Lang is the head groundsman at AAMI Park, designated Melbourne Rectangular Stadium as host venue of the 2015 AFC Asian Cup’s opening match, one if its quarter-finals and a number of group-stage matches.
“[Getting the pitch to look like that] is all about the direction of the grass when being mown or rolled,” he told Goal.com.
“The light stripes are always laying away from you as the light reflects off the back of the plant. The dark pattern is always laying towards you as it creates a shadow.
“In effect, if you were to stand in the middle of a pattern it would change colour depending on what direction you look at it.” While grounds-keeping is most definitely a science, pitch patterning is more of an art. “There was a sporting event a couple of years ago that had a map of Australia mown into the pitch,” says Lang.

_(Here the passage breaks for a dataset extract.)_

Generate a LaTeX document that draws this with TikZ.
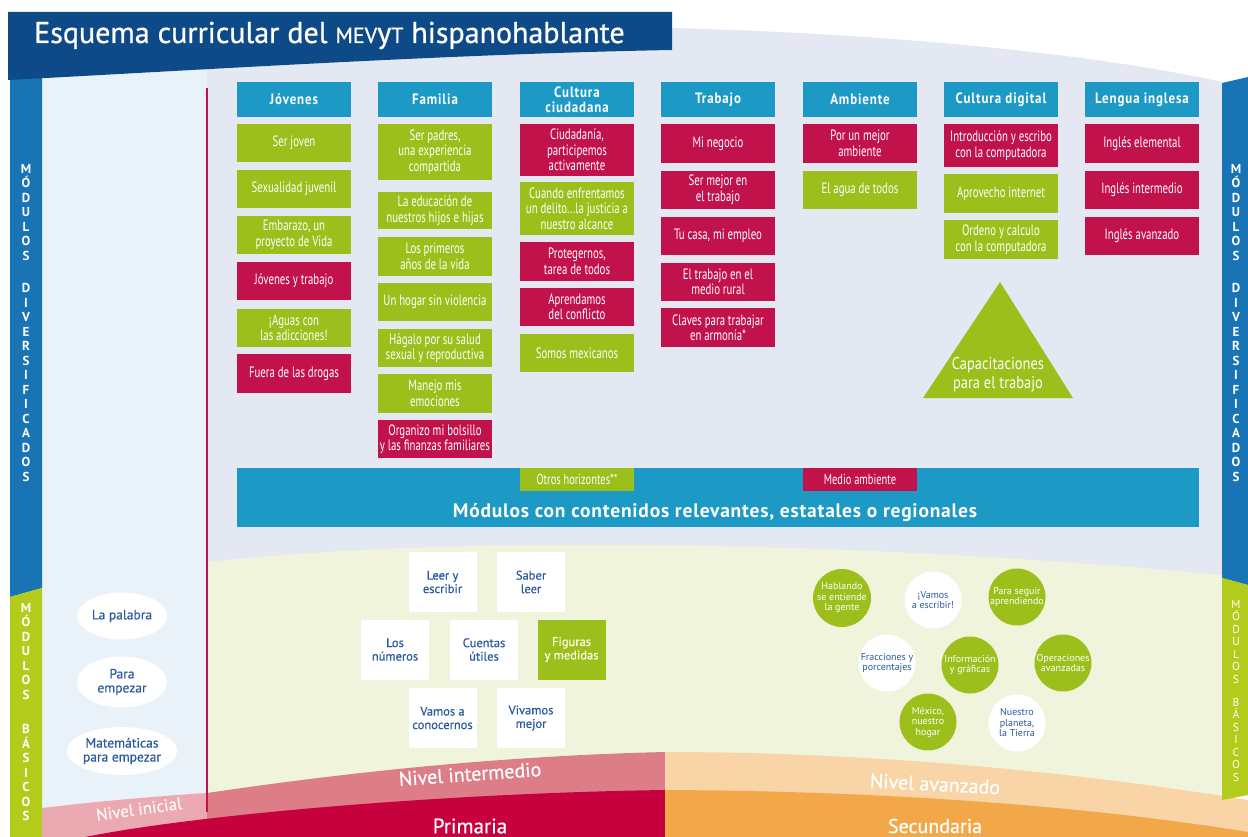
\documentclass[tikz,border=0pt]{standalone}
\usepackage{fontspec}
\setmainfont{PT Sans}
\newfontfamily\condf{PT Sans}[FakeStretch=0.72]
\newfontfamily\capf{PT Sans}[FakeStretch=0.85]
\newfontfamily\hdrf{PT Sans}[FakeStretch=0.86,LetterSpace=6]
\newfontfamily\spacedf{PT Sans}[LetterSpace=4]
\newfontfamily\titlef{PT Sans}[FakeBold=0.8]
\newfontfamily\semif{PT Sans}[FakeBold=0.5]
\usetikzlibrary{shapes.geometric}
\definecolor{navy}{HTML}{0D4A87}
\definecolor{sideblue}{HTML}{1874B5}
\definecolor{cyanh}{HTML}{1C9AC5}
\definecolor{lime}{HTML}{9CBF1C}
\definecolor{crim}{HTML}{C2124B}
\definecolor{lav}{HTML}{E4E8F2}
\definecolor{panel}{HTML}{E9F1F9}
\definecolor{pyellow}{HTML}{F1F4DD}
\definecolor{pinkmid}{HTML}{DC7D88}
\definecolor{pinklt}{HTML}{EBAAB2}
\definecolor{primred}{HTML}{C7003E}
\definecolor{peach}{HTML}{F8D4A6}
\definecolor{orangeb}{HTML}{F2A848}
\definecolor{sidelime}{HTML}{B3CB1B}
\definecolor{textblue}{HTML}{2A5B9C}
\newcommand\modbox[6]{\node[#2, minimum height={#5pt-#4pt}] (#1) at (#3,{(#4+#5)/2}) {#6};}
\tikzset{
  hdr/.style={fill=cyanh, text=white, font=\hdrf\bfseries\fontsize{15}{15}\selectfont, minimum width=114pt, minimum height=35pt, inner sep=0pt, align=center},
  gbox/.style={fill=lime, text=white, font=\condf\fontsize{15}{15.5}\selectfont, minimum width=114pt, inner sep=0pt, align=center},
  rbox/.style={gbox, fill=crim},
  sidetxt/.style={text=white, font=\bfseries\fontsize{13}{14.5}\selectfont, align=center, inner sep=0pt},
  sq/.style={fill=white, minimum width=68pt, minimum height=60pt, inner sep=0pt, text=textblue, font=\semif\fontsize{12.5}{13.5}\selectfont, align=center},
  ell/.style={ellipse, fill=white, inner sep=0pt, text=textblue, font=\semif\fontsize{13.5}{14}\selectfont, align=center},
  gcirc/.style={circle, fill=lime, minimum size=57pt, inner sep=0pt, text=white, font=\fontsize{10}{10.5}\selectfont, align=center},
  wcirc/.style={gcirc, fill=white, text=textblue},
  bandlbl/.style={text=white, font=\semif\fontsize{20}{22}\selectfont, inner sep=0pt},
}
\begin{document}
\begin{tikzpicture}[x=1pt,y=-1pt]
\useasboundingbox (0,0) rectangle (1248,837);
\fill[white] (0,0) rectangle (1248,837);
% backgrounds
\fill[lav] (42,50) -- (672,28) .. controls (900,34) and (1100,55) .. (1222,82) -- (1222,837) -- (42,837) -- cycle;
\fill[panel] (42,70) rectangle (207,837);
\fill[pyellow] (207,562) .. controls (450,535) and (850,540) .. (1222,575) -- (1222,837) -- (207,837) -- cycle;
% bottom bands
\fill[pinklt] (42,808) .. controls (100,801) and (160,796) .. (207,793) -- (207,837) -- (42,837) -- cycle;
\fill[pinkmid] (207,793) .. controls (350,772) and (500,756) .. (665,752) -- (665,837) -- (207,837) -- cycle;
\fill[peach] (665,752) .. controls (850,752) and (1050,768) .. (1248,800) -- (1248,837) -- (665,837) -- cycle;
\fill[primred] (85,837) .. controls (200,814) and (450,793) .. (665,790) -- (665,837) -- cycle;
\fill[orangeb] (665,790) .. controls (900,791) and (1100,808) .. (1248,832) -- (1248,837) -- (665,837) -- cycle;
% side bars
\fill[sideblue] (10,78) -- (42,78) -- (42,588) -- (10,597) -- cycle;
\fill[sidelime] (10,597) -- (42,588) -- (42,837) -- (10,837) -- cycle;
\fill[sideblue] (1222,83) -- (1248,77) -- (1248,585) -- (1222,578) -- cycle;
\fill[sidelime] (1222,578) -- (1248,585) -- (1248,795) -- (1222,800) -- cycle;
% red divider
\draw[crim, line width=1.2pt] (207,88) -- (207,812);
% title banner
\fill[navy] (8,12) -- (672,12) -- (672,50) .. controls (450,54) and (200,70) .. (8,80) -- cycle;
\node[anchor=base west, text=white, font=\titlef\fontsize{30}{34}\selectfont, inner sep=0pt] (title) at (34,43)
  {Esquema curricular del {\fontsize{22}{24}\selectfont MEV}y{\fontsize{22}{24}\selectfont T} hispanohablante};
% side letters
\node[sidetxt] (sdl) at (26,323) {M\\Ó\\D\\U\\L\\O\\S\\[18pt]D\\I\\V\\E\\R\\S\\I\\F\\I\\C\\A\\D\\O\\S};
\node[sidetxt] (sbl) at (26,712) {M\\Ó\\D\\U\\L\\O\\S\\[20pt]B\\Á\\S\\I\\C\\O\\S};
\node[sidetxt] (sdr) at (1236,323) {M\\Ó\\D\\U\\L\\O\\S\\[18pt]D\\I\\V\\E\\R\\S\\I\\F\\I\\C\\A\\D\\O\\S};
\node[sidetxt, font=\fontsize{11.5}{12.5}\selectfont] (sbr) at (1236,691) {M\\Ó\\D\\U\\L\\O\\S\\[10.5pt]B\\Á\\S\\I\\C\\O\\S};
% headers
\node[hdr] (hj) at (294,99.5) {Jóvenes};
\node[hdr] (hf) at (435,99.5) {Familia};
\node[hdr] (hc) at (577,99.5) {Cultura\\ciudadana};
\node[hdr] (ht) at (718,99.5) {Trabajo};
\node[hdr] (ha) at (860,99.5) {Ambiente};
\node[hdr] (hd) at (1001,99.5) {Cultura digital};
\node[hdr] (hl) at (1142,99.5) {Lengua inglesa};
% Jovenes
\modbox{j1}{gbox}{294}{124}{162}{Ser joven}
\modbox{j2}{gbox}{294}{170}{208}{Sexualidad juvenil}
\modbox{j3}{gbox}{294}{216}{254}{Embarazo, un\\proyecto de Vida}
\modbox{j4}{rbox}{294}{262}{300}{Jóvenes y trabajo}
\modbox{j5}{gbox}{294}{309}{347}{¡Aguas con\\las adicciones!}
\modbox{j6}{rbox}{294}{354}{393}{Fuera de las drogas}
% Familia
\modbox{f1}{gbox}{435}{124}{180}{Ser padres,\\una experiencia\\compartida}
\modbox{f2}{gbox}{435}{192}{229}{La educación de\\nuestros hijos e hijas}
\modbox{f3}{gbox}{435}{237}{276}{Los primeros\\años de la vida}
\modbox{f4}{gbox}{435}{283}{321}{Un hogar sin violencia}
\modbox{f5}{gbox}{435}{329}{367}{Hágalo por su salud\\sexual y reproductiva}
\modbox{f6}{gbox}{435}{374}{413}{Manejo mis\\emociones}
\modbox{f7}{rbox}{435}{420}{458}{Organizo mi bolsillo\\y las finanzas familiares}
% Cultura ciudadana
\modbox{c1}{rbox}{577}{124}{176}{Ciudadanía,\\participemos\\activamente}
\modbox{c2}{gbox}{577}{182}{235}{Cuando enfrentamos\\un delito...la justicia a\\nuestro alcance}
\modbox{c3}{rbox}{577}{242}{281}{Protegernos,\\tarea de todos}
\modbox{c4}{rbox}{577}{288}{326}{Aprendamos\\del conflicto}
\modbox{c5}{gbox}{577}{334}{372}{Somos mexicanos}
% Trabajo
\modbox{t1}{rbox}{718}{124}{163}{Mi negocio}
\modbox{t2}{rbox}{718}{171}{209}{Ser mejor en\\el trabajo}
\modbox{t3}{rbox}{718}{217}{255}{Tu casa, mi empleo}
\modbox{t4}{rbox}{718}{263}{301}{El trabajo en el\\medio rural}
\modbox{t5}{rbox}{718}{308}{347}{Claves para trabajar\\en armonía*}
% Ambiente
\modbox{a1}{rbox}{860}{124}{163}{Por un mejor\\ambiente}
\modbox{a2}{gbox}{860}{171}{209}{El agua de todos}
% Cultura digital
\modbox{d1}{rbox}{1001}{124}{167}{Introducción y escribo\\con la computadora}
\modbox{d2}{gbox}{1001}{174}{213}{Aprovecho internet}
\modbox{d3}{gbox}{1001}{220}{259}{Ordeno y calculo\\con la computadora}
% Lengua inglesa
\modbox{l1}{rbox}{1142}{124}{163}{Inglés elemental}
\modbox{l2}{rbox}{1142}{171}{209}{Inglés intermedio}
\modbox{l3}{rbox}{1142}{217}{255}{Inglés avanzado}
% triangle
\fill[lime] (1000,282) -- (1073,398) -- (923,398) -- cycle;
\node[text=white, font=\capf\fontsize{17}{19}\selectfont, align=center, inner sep=0pt] (cap) at (998,375) {Capacitaciones\\para el trabajo};
% band
\node[fill=cyanh, minimum width=962pt, minimum height=59pt, inner sep=0pt] (band) at (718,497.5) {};
\node[fill=lime, minimum width=114pt, minimum height=23pt, inner sep=0pt, text=white, font=\condf\fontsize{14.5}{14.5}\selectfont] (oh) at (577,479.5) {Otros horizontes**};
\node[fill=crim, minimum width=114pt, minimum height=23pt, inner sep=0pt, text=white, font=\condf\fontsize{14.5}{14.5}\selectfont] (ma) at (860,479.5) {Medio ambiente};
\node[text=white, font=\spacedf\bfseries\fontsize{19.5}{20}\selectfont, inner sep=0pt] (bandtxt) at (715,513) {Módulos con contenidos relevantes, estatales o regionales};
% nivel inicial
\node[ell, minimum width=90pt, minimum height=47pt] (e1) at (122,616) {La palabra};
\node[ell, minimum width=90pt, minimum height=51pt] (e2) at (122,682) {Para\\empezar};
\node[ell, minimum width=96pt, minimum height=48pt] (e3) at (122,751) {Matemáticas\\para empezar};
% primaria squares
\node[sq] (s1) at (442.5,582) {Leer y\\escribir};
\node[sq] (s2) at (531,582) {Saber\\leer};
\node[sq] (s3) at (395,649.5) {Los\\números};
\node[sq] (s4) at (484,649.5) {Cuentas\\útiles};
\node[sq, fill=lime, text=white!92!yellow] (s5) at (571.5,649.5) {Figuras\\y medidas};
\node[sq] (s6) at (442.5,718) {Vamos a\\conocernos};
\node[sq] (s7) at (531,718) {Vivamos\\mejor};
% secundaria circles
\node[gcirc] (k1) at (842,598) {Hablando\\se entiende\\la gente};
\node[wcirc] (k2) at (933,600) {¡Vamos\\a escribir!};
\node[gcirc] (k3) at (1017,597) {Para seguir\\aprendiendo};
\node[wcirc] (k4) at (887,663) {Fracciones y\\porcentajes};
\node[gcirc] (k5) at (970,665) {Información\\y gráficas};
\node[gcirc] (k6) at (1063,663) {Operaciones\\avanzadas};
\node[gcirc] (k7) at (928,722) {México,\\nuestro\\hogar};
\node[wcirc] (k8) at (1017,723) {Nuestro\\planeta,\\la Tierra};
% band labels
\node[bandlbl, rotate=8, text=white!85!pink, font=\semif\fontsize{17}{18}\selectfont] (ni) at (139,809) {Nivel inicial};
\node[bandlbl, rotate=4] (nint) at (470,774) {Nivel intermedio};
\node[bandlbl, rotate=-3] (nav) at (935,784) {Nivel avanzado};
\node[bandlbl, font=\semif\fontsize{21}{22}\selectfont] (prim) at (470,826) {Primaria};
\node[bandlbl] (sec) at (935,826) {Secundaria};
\end{tikzpicture}
\end{document}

Will he be rolling out something similar for Australia’s first match, against Kuwait on January 9? Unfortunately for the Socceroos, he’s not even able to prepare the pitch to the home side’s advantage (unlike every cricket oval curator in the world).
“Like every other international team, the Socceroos have their ideal requirements. But with a big tournament like the Asian Cup, this is all regulated by the governing body.”
So will he also have to invoice Tim Cahill for repair costs every time he punches out one of your corner flags?
“If it means that Tim keeps on hitting the back of the net for the Socceroos, I will personally pay for any damaged corner flags at AAMI Park!”
Lang and his team - which bats ten deep - are responsible for a stadium that hosts football, rugby league and rugby union over the course of the year. It can make things tricky.
“This can be a juggle when both codes overlap seasons. Soccer requires a lower mowing height for good ball speed. With rugby they need a greater length for better pitch protection as they can do some damage.”
He’s also working in a city where the summers can be hot enough to kill a lawn or wet enough to bury it under inches of water. Yet the surface at AAMI Park never seems to wilt, no matter what challenge Mother Nature dishes up.
“With a free draining sand profile and a state of the art watering system this pitch will withstand anything that Melbourne’s unpredictable weather throws at us.”